McCleskey should have used such formal channels from the start.
It’s not because McCleskey isn’t allowed to pick up the phone and request documents. McCleskey, like anyone else, is entitled to request information from government, and the Inspection of Public Records Act allows verbal requests. But McCleskey should instead make written, official requests to create public records and establish that he’s using formal channels, not insider status, to get records.
Martinez’s next step
It’s possible Martinez wasn’t aware of Rogers’ e-mails to people close to her about the state fairgrounds lease. And Behrens’ response to McCleskey using his personal e-mail was sent to Martinez’s susana2010.com address that her administration says was compromised, so it’s possible she never saw it.
Other e-mails that came to light recently show that Martinez was discussing Corrections Department business with staffers using a political action committee e-mail account.
Martinez took a positive step last week by ordering state government employees to use state e-mail when conducting official business – an order that apparently also applies to herself.
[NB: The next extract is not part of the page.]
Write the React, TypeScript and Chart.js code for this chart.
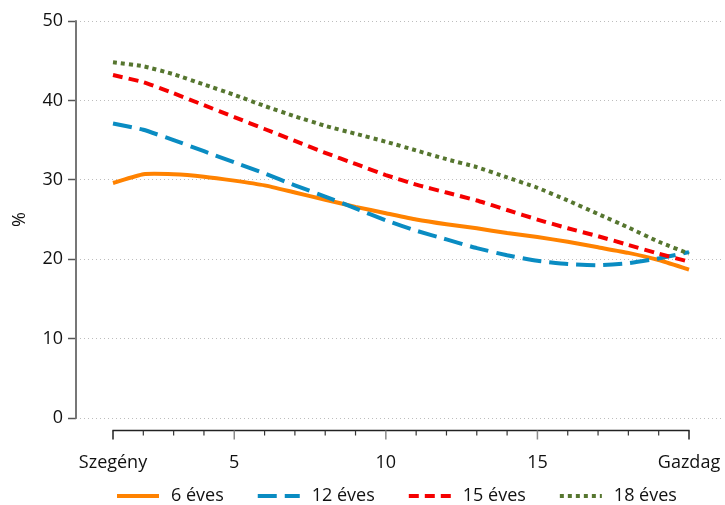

Now she needs to take the next step and direct others around her, such as McCleskey and Rogers, to use official channels when they communicate with her administration about official business.
Otherwise, the appearance of special treatment for insiders created by these e-mails – the very same appearance Martinez correctly criticized Richardson for creating – will remain.
This commentary has been updated to clarify that Rogers sent his e-mails after the bidding process was complete but before the contract was awarded. An earlier version incorrectly stated that he sent them before the bidding process was complete.